- Born: 1950 (age 75–76)
- Education: University of Calgary
- Scientific career
- Fields: bone growth
- Workplaces: University of Auckland
- Thesis: Immunopathogenesis of an experimental autoimmune renal disease in the rat (1985);
- Website: https://unidirectory.auckland.ac.nz/profile/j-cornish

= Jillian Cornish =

New Zealand biomedical researcher

Jillian Cornish (born 1950) is a New Zealand biomedical researcher. She is currently a full professor at the University of Auckland.

==Academic career==
After being raised in Auckland and attending Epsom Girls Grammar School and as an undergraduate at the University of Auckland, Cornish completed a 1982 MSc titled 'The Role of nephritogenic antigen in the development and maintenance of immune complex glomerulonephritis' and a 1985 PhD titled 'Immunopathogenesis of an experimental autoimmune renal disease in the rat' both at the University of Calgary. Returning to Auckland, she joined the University of Auckland and rose to full professor. Cornish is on the boards of the International Bone & Mineral Society, International Bone Morphometry Society and is a past-president of Australian and New Zealand Bone and Mineral Society.

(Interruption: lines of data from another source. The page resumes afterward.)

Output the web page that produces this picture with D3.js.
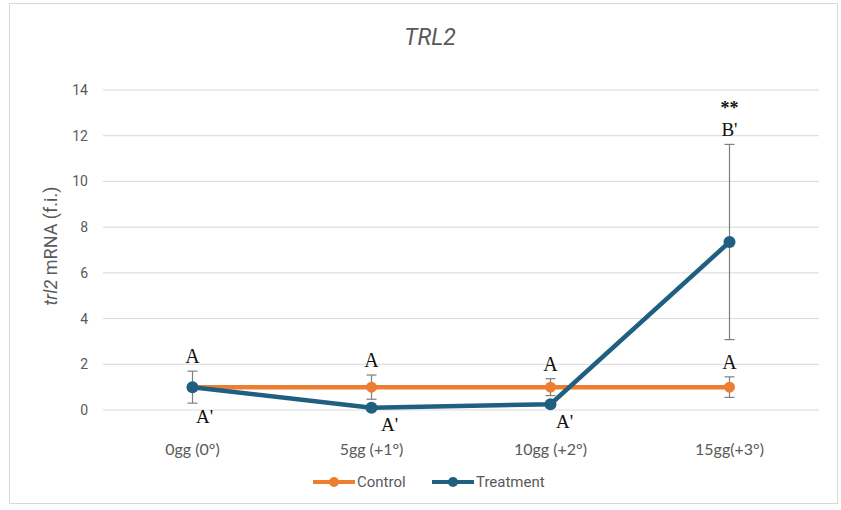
<!DOCTYPE html>
<html><head><meta charset="utf-8">
<script src="https://cdn.jsdelivr.net/npm/d3@7"></script>
<style>body{margin:0;background:#fff}svg{display:block}</style>
</head><body>
<svg id="c" width="841" height="510"></svg>
<script>
const categories = ["0gg (0°)", "5gg (+1°)", "10gg (+2°)", "15gg(+3°)"];
const controlValues = [1, 1, 1, 1];
const controlErrors = [0.7, 0.53, 0.37, 0.45];
const treatmentValues = [1, 0.1, 0.25, 7.35];
const treatmentErrors = [0, 0, 0, 4.27];
const controlLetters = ["A", "A", "A", "A"];
const treatmentLetters = ["A'", "A'", "A'", "B'"];
const significance = ["", "", "", "**"];
const yTicks = [0, 2, 4, 6, 8, 10, 12, 14];

const svg = d3.select("#c");
const orange = "#ED7D31", blue = "#1F5F80";
svg.append("rect").attr("x", 9.5).attr("y", 3.5).attr("width", 828).attr("height", 500)
  .attr("fill", "#fff").attr("stroke", "#d9d9d9");

const x = d3.scaleBand().domain(categories).range([103, 819]);
const y = d3.scaleLinear().domain([0, 14]).range([410, 90]);
const cx = c => x(c) + x.bandwidth() / 2;

// grid
svg.append("g").selectAll("line").data(yTicks).join("line")
  .attr("x1", 103).attr("x2", 819).attr("y1", d => y(d)).attr("y2", d => y(d))
  .attr("stroke", "#d9d9d9").attr("stroke-width", 1);

// y axis labels
const yAxis = d3.axisLeft(y).tickValues(yTicks).tickSize(0).tickPadding(0);
const gy = svg.append("g").attr("transform", "translate(88,0)").call(yAxis);
gy.select(".domain").remove();
gy.selectAll("text").attr("font-family", "Roboto, sans-serif").attr("font-size", 14).attr("fill", "#595959");

// x axis labels
const xAxis = d3.axisBottom(x).tickSize(0).tickPadding(0);
const gx = svg.append("g").attr("transform", "translate(0,444)").call(xAxis);
gx.select(".domain").remove();
gx.selectAll("text").attr("font-family", "Lato, sans-serif").attr("font-size", 16).attr("fill", "#595959");

// title
svg.append("text").attr("x", 430).attr("y", 45).attr("text-anchor", "middle")
  .attr("font-family", "Roboto, sans-serif").attr("font-style", "italic").attr("font-size", 23)
  .attr("fill", "#595959").text("TRL2");

// y title
const yt = svg.append("text").attr("transform", "translate(57,246) rotate(-90)").attr("text-anchor", "middle")
  .attr("font-family", "Roboto, sans-serif").attr("font-size", 18).attr("fill", "#595959");
yt.append("tspan").attr("font-style", "italic").text("trl2");
yt.append("tspan").text(" mRNA (f.i.)");

// error bars
function errBars(vals, errs, color) {
  const g = svg.append("g");
  categories.forEach((c, i) => {
    if (!errs[i]) return;
    const px = cx(c), t = y(vals[i] + errs[i]), b = y(vals[i] - errs[i]);
    g.append("line").attr("x1", px).attr("x2", px).attr("y1", t).attr("y2", b).attr("stroke", color).attr("stroke-width", 1.2);
    [t, b].forEach(yy => g.append("line").attr("x1", px - 5).attr("x2", px + 5).attr("y1", yy).attr("y2", yy).attr("stroke", color).attr("stroke-width", 1.2));
  });
}
errBars(controlValues, controlErrors, "#7f7f7f");
errBars(treatmentValues, treatmentErrors, "#7f7f7f");

const line = d3.line().x((d, i) => cx(categories[i])).y(d => y(d));
svg.append("path").datum(controlValues).attr("d", line).attr("fill", "none").attr("stroke", orange).attr("stroke-width", 4.5);
svg.append("g").selectAll("circle").data(controlValues).join("circle")
  .attr("cx", (d, i) => cx(categories[i])).attr("cy", d => y(d)).attr("r", 5.5).attr("fill", orange);
svg.append("path").datum(treatmentValues).attr("d", line).attr("fill", "none").attr("stroke", blue).attr("stroke-width", 4.5);
svg.append("g").selectAll("circle").data(treatmentValues).join("circle")
  .attr("cx", (d, i) => cx(categories[i])).attr("cy", d => y(d)).attr("r", 6).attr("fill", blue);

// letters
const serif = "'Liberation Serif', 'Times New Roman', serif";
categories.forEach((c, i) => {
  svg.append("text").attr("x", cx(c)).attr("y", y(controlValues[i] + controlErrors[i]) - 8)
    .attr("text-anchor", "middle").attr("font-family", serif).attr("font-size", 20).attr("fill", "#111").text(controlLetters[i]);
});
const treatBelow = [36, 23, 24, 0];
const treatDx = [12, 18, 14, 0];
categories.forEach((c, i) => {
  const py = i < 3 ? y(treatmentValues[i]) + treatBelow[i] : y(treatmentValues[i] + treatmentErrors[i]) - 8;
  svg.append("text").attr("x", cx(c) + treatDx[i]).attr("y", py)
    .attr("text-anchor", "middle").attr("font-family", serif).attr("font-size", 19).attr("fill", "#111").text(treatmentLetters[i]);
  if (significance[i]) svg.append("text").attr("x", cx(c)).attr("y", py - 22).attr("text-anchor", "middle")
    .attr("font-family", serif).attr("font-weight", "bold").attr("font-size", 18).attr("fill", "#111").text(significance[i]);
});

// legend
const legend = [{n: "Control", c: orange, x: 313}, {n: "Treatment", c: blue, x: 432}];
legend.forEach(l => {
  svg.append("line").attr("x1", l.x).attr("x2", l.x + 42).attr("y1", 482).attr("y2", 482).attr("stroke", l.c).attr("stroke-width", 4);
  svg.append("circle").attr("cx", l.x + 21).attr("cy", 482).attr("r", 5).attr("fill", l.c);
  svg.append("text").attr("x", l.x + 44).attr("y", 487).attr("font-family", "Roboto, sans-serif").attr("font-size", 15).attr("fill", "#595959").text(l.n);
});
</script>
</body></html>
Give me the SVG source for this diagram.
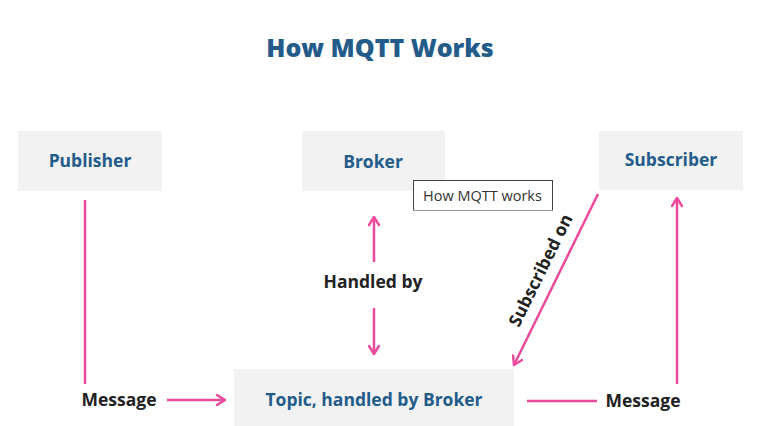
<svg xmlns="http://www.w3.org/2000/svg" width="772" height="426" viewBox="0 0 772 426">
<style>
.box{fill:#f2f2f2}
.nl{font-family:"Open Sans","Noto Sans",sans-serif;font-weight:bold;font-size:17.5px;fill:#235b8b;text-anchor:middle}
.el{font-family:"Open Sans","Noto Sans",sans-serif;font-weight:bold;font-size:17.5px;fill:#222;text-anchor:middle}
.ln{stroke:#ec4a9c;stroke-width:2.5;fill:none}
</style>
<defs>
<marker id="ah" viewBox="0 0 12 12" refX="10" refY="6" markerWidth="12" markerHeight="12" markerUnits="userSpaceOnUse" orient="auto">
<path d="M2,1 L10,6 L2,11" fill="none" stroke="#ec4a9c" stroke-width="2.5" stroke-linecap="round" stroke-linejoin="round"/>
</marker>
</defs>
<rect width="772" height="426" fill="#fff"/>
<text x="380" y="57" font-family="'Open Sans','Noto Sans',sans-serif" font-weight="800" font-size="25" fill="#235b8b" text-anchor="middle">How MQTT Works</text>
<g id="publisher"><rect class="box" x="18" y="131" width="144" height="60"/><text class="nl" x="90" y="167">Publisher</text></g>
<g id="broker"><rect class="box" x="302" y="131" width="143" height="60"/><text class="nl" x="373" y="168">Broker</text></g>
<g id="subscriber"><rect class="box" x="599" y="131" width="144" height="59"/><text class="nl" x="671" y="166">Subscriber</text></g>
<g id="topic"><rect class="box" x="234" y="369" width="280" height="57"/><text class="nl" x="374" y="406">Topic, handled by Broker</text></g>
<g id="connectors">
<line class="ln" x1="85" y1="200" x2="85" y2="384"/>
<text class="el" x="119" y="406">Message</text>
<line class="ln" x1="167" y1="400" x2="225" y2="400" marker-end="url(#ah)"/>
<line class="ln" x1="374" y1="262" x2="374" y2="217" marker-end="url(#ah)"/>
<text class="el" x="373" y="288">Handled by</text>
<line class="ln" x1="374" y1="308" x2="374" y2="354" marker-end="url(#ah)"/>
<line class="ln" x1="598" y1="194" x2="514" y2="365" marker-end="url(#ah)"/>
<text class="el" transform="translate(546,273) rotate(-63.8)">Subscribed on</text>
<line class="ln" x1="527" y1="401" x2="597" y2="401"/>
<text class="el" x="643" y="407">Message</text>
<line class="ln" x1="677" y1="384" x2="677" y2="198" marker-end="url(#ah)"/>
</g>
<g id="tooltip">
<rect x="413.5" y="180.5" width="139" height="30" fill="#fff" stroke="#444" stroke-width="1"/>
<line x1="413" y1="210.5" x2="553" y2="210.5" stroke="#999" stroke-width="1"/>
<text x="423" y="201" font-family="'Segoe UI','Open Sans','Noto Sans',sans-serif" font-size="14.5" fill="#333">How MQTT works</text>
</g>
</svg>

Her research relates to cell and bone growth, investigating peptides and lipids that are anabolic to bone cells, cartilage and tendon cells. She holds over 80 patents in the area.

==Honours and awards==
In 2014, Cornish received the Paula Stern Achievement Award from the American Society for Bone and Mineral Research In 2019, she was elected a Fellow of the Royal Society of New Zealand.

== Board memberships ==

- Osteoporosis New Zealand
- Australia and New Zealand Bone and Mineral Society
- International Society of Bone Morphometry
- International Bone & Mineral Society

== Selected works ==
- Cornish, Jillian, Karen E. Callon, Dorit Naot, Kate P. Palmano, Tatjana Banovic, Usha Bava, Maureen Watson et al. "Lactoferrin is a potent regulator of bone cell activity and increases bone formation in vivo." Endocrinology 145, no. 9 (2004): 4366–4374.
- Cundy, Tim, Madhuri Hegde, Dorit Naot, Belinda Chong, Alan King, Robyn Wallace, John Mulley et al. "A mutation in the gene TNFRSF11B encoding osteoprotegerin causes an idiopathic hyperphosphatasia phenotype." Human Molecular Genetics 11, no. 18 (2002): 2119–2127.
- Williams, Garry A., Yu Wang, Karen E. Callon, Maureen Watson, Jian-ming Lin, Janice BB Lam, Jessica L. Costa et al. "In vitro and in vivo effects of adiponectin on bone." Endocrinology 150, no. 8 (2009): 3603–3610.
- Naot, Dorit, Andrew Grey, Ian R. Reid, and Jillian Cornish. "Lactoferrin–a novel bone growth factor." Clinical Medicine & Research 3, no. 2 (2005): 93–101.

== Patents ==
- Cornish, Jillian, Ian Reginald Reid, and Garth James Smith Cooper. "Treatment of bone disorders with adrenomedullin or adrenomedullin agonists." U.S. Patent 6,440,421, issued 27 August 2002.
- Reid, Ian Reginald, Jillian Cornish, Garth James Smith Cooper, and David H. Coy. "Compounds and uses thereof in treating bone disorders." U.S. Patent 6,821,954, issued 23 November 2004.
- Cornish, Jillian, Ian Reid, Kate Palmano, and Neill Haggarty. "Lactoferrin." U.S. Patent Application 10/205,960, filed 9 October 2003.
- Reid, Ian, Jillian Cornish, Neill Haggarty, and Kay Palmano. "Bone health compositions derived from milk." U.S. Patent Application 10/398,628, filed 18 March 2004.